The Treasury will also facilitate to provide payment security mechanism through a bankable guarantee executed between the Secretary to the Treasury and the AGEL for all payments under the PPA.

Term

The Term of the MoU shall be for one year from the effective date. However, the MoU shall be governed and construed in accordance with the laws of the Democratic Socialist Republic of Sri Lanka.

What are the project’s dark sides?

Another negative side of this project, according to CEBEU, is the lack of a Sri Lankan native renewable entrepreneur or industrialist involved in its creation. The simultaneous takeover of our inherited resources on Sri Lanka’s geographical location by a huge global corporation leaves the wind power industry with no supply of energy for future expansion.

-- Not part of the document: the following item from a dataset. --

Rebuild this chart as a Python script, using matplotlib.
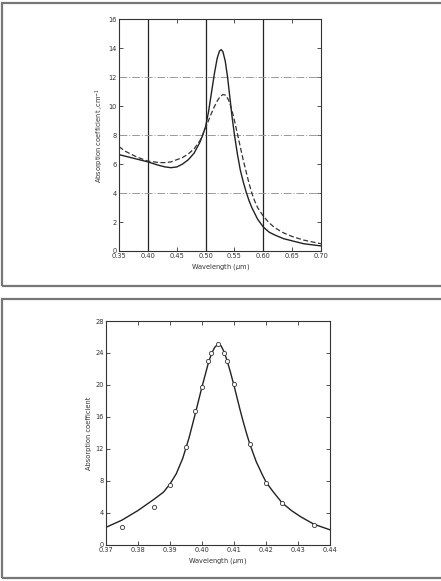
import matplotlib.pyplot as plt
from matplotlib.patches import Rectangle

# top panel: two absorption spectra
top_x_solid = [0.35, 0.36, 0.37, 0.38, 0.39, 0.40, 0.41, 0.42, 0.43, 0.44, 0.45, 0.46,
               0.47, 0.48, 0.49, 0.495, 0.50, 0.505, 0.51, 0.515, 0.52, 0.524, 0.527,
               0.530, 0.534, 0.538, 0.542, 0.546, 0.55, 0.555, 0.56, 0.565, 0.57,
               0.575, 0.58, 0.59, 0.60, 0.61, 0.62, 0.635, 0.65, 0.67, 0.70]
top_y_solid = [6.65, 6.55, 6.45, 6.35, 6.25, 6.15, 6.02, 5.9, 5.8, 5.75, 5.8, 6.0,
               6.3, 6.75, 7.5, 8.0, 8.6, 9.6, 10.9, 12.2, 13.3, 13.8, 13.9,
               13.75, 13.1, 12.0, 10.6, 9.2, 8.0, 6.7, 5.6, 4.8, 4.1,
               3.5, 3.0, 2.2, 1.65, 1.3, 1.1, 0.85, 0.7, 0.5, 0.35]
top_x_dash = [0.35, 0.36, 0.37, 0.38, 0.39, 0.40, 0.41, 0.42, 0.43, 0.44, 0.45, 0.46,
              0.47, 0.48, 0.49, 0.50, 0.505, 0.51, 0.515, 0.52, 0.525, 0.53, 0.535,
              0.54, 0.545, 0.55, 0.555, 0.56, 0.565, 0.57, 0.575, 0.58, 0.585, 0.59,
              0.60, 0.61, 0.62, 0.635, 0.65, 0.67, 0.70]
top_y_dash = [7.2, 6.9, 6.7, 6.5, 6.35, 6.2, 6.15, 6.1, 6.1, 6.15, 6.3, 6.45,
              6.7, 7.05, 7.6, 8.5, 9.0, 9.5, 9.95, 10.35, 10.65, 10.8, 10.75,
              10.4, 9.8, 9.0, 8.1, 7.2, 6.3, 5.5, 4.7, 4.0, 3.45, 3.0,
              2.4, 1.95, 1.6, 1.25, 1.0, 0.75, 0.5]

# bottom panel: fitted curve and measured points
bot_x_curve = [0.370, 0.375, 0.380, 0.385, 0.388, 0.390, 0.392, 0.394, 0.395, 0.396,
               0.398, 0.400, 0.401, 0.402, 0.403, 0.404, 0.405, 0.406, 0.407, 0.408,
               0.409, 0.410, 0.411, 0.412, 0.413, 0.414, 0.415, 0.417, 0.419, 0.420,
               0.422, 0.425, 0.428, 0.431, 0.435, 0.440]
bot_y_curve = [2.2, 3.1, 4.3, 5.7, 6.6, 7.6, 8.9, 10.8, 12.1, 13.4,
               16.5, 19.7, 21.2, 22.7, 23.9, 24.7, 25.1, 24.9, 24.1, 22.9,
               21.5, 20.0, 18.4, 16.8, 15.3, 13.9, 12.6, 10.4, 8.7, 7.9,
               6.8, 5.3, 4.3, 3.5, 2.6, 1.9]
bot_x_pts = [0.375, 0.385, 0.390, 0.395, 0.398, 0.400, 0.402, 0.403, 0.405, 0.407,
             0.408, 0.410, 0.415, 0.420, 0.425, 0.435]
bot_y_pts = [2.3, 4.8, 7.5, 12.3, 16.7, 19.8, 23.0, 24.0, 25.1, 24.0,
             23.0, 20.1, 12.6, 7.8, 5.2, 2.5]

top_xticks = [0.35, 0.40, 0.45, 0.50, 0.55, 0.60, 0.65, 0.70]
top_xlabels = ["0.35", "0.40", "0.45", "0.50", "0.55", "0.60", "0.65", "0.70"]
bot_xticks = [0.37, 0.38, 0.39, 0.40, 0.41, 0.42, 0.43, 0.44]
bot_xlabels = ["0.37", "0.38", "0.39", "0.40", "0.41", "0.42", "0.43", "0.44"]

plt.rcParams['font.family'] = 'DejaVu Sans'
fs = 4.8

fig = plt.figure(figsize=(4.41, 5.81), dpi=100)

# panel frames like the scanned page
fig.add_artist(Rectangle((2 / 441, 1 - 286 / 581), 445 / 441, 283 / 581,
                         transform=fig.transFigure, fill=False, ec="#777777", lw=1.6))
fig.add_artist(Rectangle((2 / 441, 1 - 578 / 581), 445 / 441, 279 / 581,
                         transform=fig.transFigure, fill=False, ec="#777777", lw=1.6))

# --- top panel
ax1 = fig.add_axes([0.270, 0.568, 0.458, 0.399])
for v in [0.40, 0.50, 0.60]:
    ax1.axvline(v, color="#222222", lw=0.9)
for h in [4, 8, 12]:
    ax1.axhline(h, color="#999999", lw=0.7, ls=(0, (8, 2, 1, 2)))
ax1.plot(top_x_solid, top_y_solid, color="#222222", lw=1.0)
ax1.plot(top_x_dash, top_y_dash, color="#333333", lw=0.9, ls=(0, (4, 2)))
ax1.set_xlim(0.35, 0.70)
ax1.set_ylim(0, 16)
ax1.set_xticks(top_xticks)
ax1.set_xticklabels(top_xlabels)
ax1.set_yticks(range(0, 17, 2))
ax1.tick_params(direction="in", top=True, right=True, labelsize=fs, length=3,
                width=0.6, pad=1.5, color="#333333", labelcolor="#333333")
ax1.set_xlabel("Wavelength ($\\mu$m)", fontsize=fs, labelpad=2, color="#333333")
ax1.set_ylabel("Absorption coefficient ,cm$^{-1}$", fontsize=fs, labelpad=2, color="#333333")
for s in ax1.spines.values():
    s.set_linewidth(0.8)
    s.set_color("#333333")

# --- bottom panel
ax2 = fig.add_axes([0.240, 0.062, 0.508, 0.3855])
ax2.plot(bot_x_curve, bot_y_curve, color="#222222", lw=1.0)
ax2.plot(bot_x_pts, bot_y_pts, ls="none", marker="o", ms=3, mfc="white",
         mec="#333333", mew=0.6)
ax2.set_xlim(0.37, 0.44)
ax2.set_ylim(0, 28)
ax2.set_xticks(bot_xticks)
ax2.set_xticklabels(bot_xlabels)
ax2.set_yticks(range(0, 29, 4))
ax2.tick_params(direction="in", top=True, right=True, labelsize=fs, length=3,
                width=0.6, pad=1.5, color="#333333", labelcolor="#333333")
ax2.set_xlabel("Wavelength ($\\mu$m)", fontsize=fs, labelpad=2, color="#333333")
ax2.set_ylabel("Absorption coefficient", fontsize=fs, labelpad=2, color="#333333")
for s in ax2.spines.values():
    s.set_linewidth(0.8)
    s.set_color("#333333")

fig.savefig("out.png", dpi=100)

Local entrepreneurs will lose experience creating such projects, according to CEBEU, and local engineers will lose the opportunity to gain technical knowledge on these projects.

“We have no intention of commenting on the awful fate of 22 million Sri Lankans or the political catastrophe that has resulted from the global surge in the price of fossil fuels and a lack of funds to purchase them. However, this project, which aims to have a 500-megawatt capacity, will weaken our energy security even more. At the same time, the country’s USD reserves are depleted, and the country remains bankrupt. As a result, we are requesting that the Political Authority, the Ministry of Power and Energy, the CEB, and the Sustainable Energy Authority suspend the project’s progress immediately,” they said.

CEBEU further stressed that the project should be granted to the lowest bidder through a transparent tender in order to generate electricity from the infinite wind power accessible in the Mannar area.

“We have no objection to competing for such a tender with Adani. We would also like to point out that bidding for this 500 MW should be done in 50 or 100 MW increments so that local firms can participate. We also emphasise that if we do not comply with the above, we will not hesitate to take legal action,” he said.